* Requirement:
Spot every line with the word "matplotlib" and return it.
--- Start of Data section ---
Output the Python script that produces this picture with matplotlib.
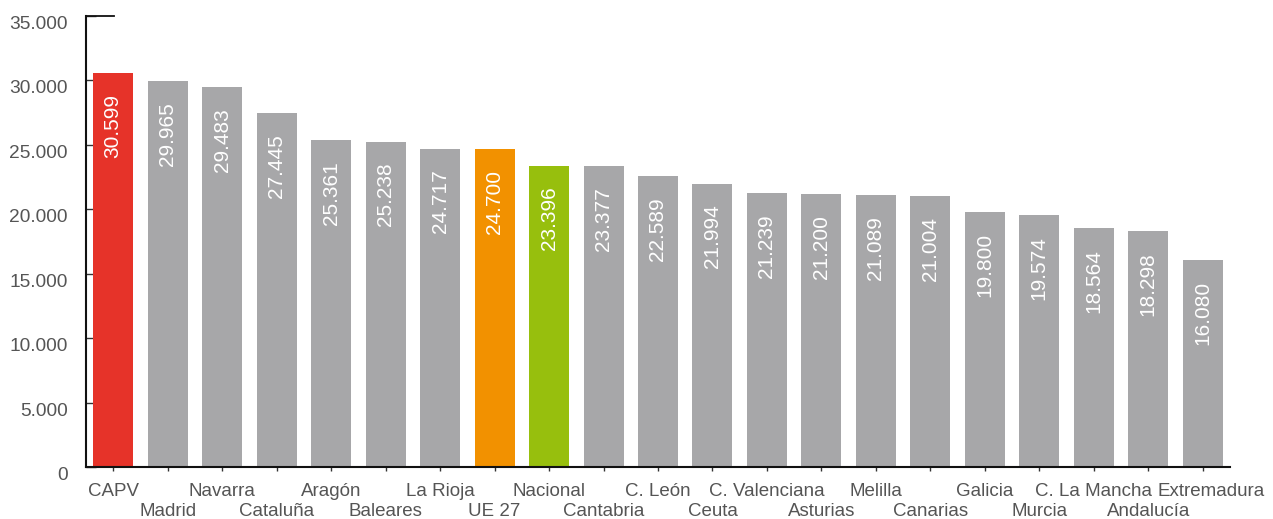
import matplotlib
matplotlib.use("Agg")
import matplotlib.pyplot as plt
from matplotlib.ticker import FuncFormatter

plt.rcParams['font.family'] = ['Liberation Sans', 'DejaVu Sans']

categories = ["CAPV", "Madrid", "Navarra", "Cataluña", "Aragón", "Baleares", "La Rioja",
              "UE 27", "Nacional", "Cantabria", "C. León", "Ceuta", "C. Valenciana",
              "Asturias", "Melilla", "Canarias", "Galicia", "Murcia", "C. La Mancha",
              "Andalucía", "Extremadura"]
values = [30599, 29965, 29483, 27445, 25361, 25238, 24717, 24700, 23396, 23377, 22589,
          21994, 21239, 21200, 21089, 21004, 19800, 19574, 18564, 18298, 16080]
highlight = {"CAPV": "#E63329", "UE 27": "#F29100", "Nacional": "#97BF0D"}
default_color = "#A7A7A9"
yticks = [0, 5000, 10000, 15000, 20000, 25000, 30000, 35000]

W, H = 1273, 519
fig = plt.figure(figsize=(W / 100, H / 100), dpi=100)
ax = fig.add_axes([86 / W, (H - 467) / H, (1230 - 86) / W, (467 - 16) / H])

x = list(range(len(categories)))
colors = [highlight.get(c, default_color) for c in categories]
ax.bar(x, values, width=0.735, color=colors, zorder=2)

for xi, v in zip(x, values):
    s = f"{v:,}".replace(",", ".")
    ax.annotate(s, (xi, v), xytext=(0, -21), textcoords='offset pixels',
                rotation=90, ha='center', va='top', color='white', fontsize=15, zorder=3)

n = len(categories)
for xi, c in zip(x, categories):
    off = -24 if xi % 2 == 0 else -44
    dx = 8 if xi == n - 1 else 0
    ax.annotate(c, (xi, 0), xycoords=('data', 'axes fraction'), xytext=(dx, off),
                textcoords='offset pixels', ha='center', va='center',
                color='#555555', fontsize=13.5, annotation_clip=False)

ax.set_xlim(-0.5, n - 0.5)
ax.set_ylim(0, 35000)
ax.set_yticks(yticks)
ax.yaxis.set_major_formatter(FuncFormatter(lambda v, p: f"{int(v):,}".replace(",", ".")))
ax.tick_params(axis='y', direction='in', length=7, width=1.0, color='#333333',
               labelsize=13.8, labelcolor='#555555', pad=13)
for lab in ax.get_yticklabels():
    lab.set_va('top')
ax.set_xticks(x)
ax.set_xticklabels([])
ax.tick_params(axis='x', direction='out', length=3, width=1.0, color='#333333')

for side in ['top', 'right']:
    ax.spines[side].set_visible(False)
for side in ['left', 'bottom']:
    ax.spines[side].set_linewidth(1.5)
    ax.spines[side].set_color('#111111')
    ax.spines[side].set_zorder(4)

ax.plot([0, 28 / (1230 - 86)], [1, 1], transform=ax.transAxes, color='#111111',
        lw=1.3, clip_on=False, zorder=5)

fig.savefig("out.png", dpi=100)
--- End of Data section ---
* Answer to this exercise:
Output the Python script that produces this picture with matplotlib.
import matplotlib
matplotlib.use("Agg")
import matplotlib.pyplot as plt
from matplotlib.ticker import FuncFormatter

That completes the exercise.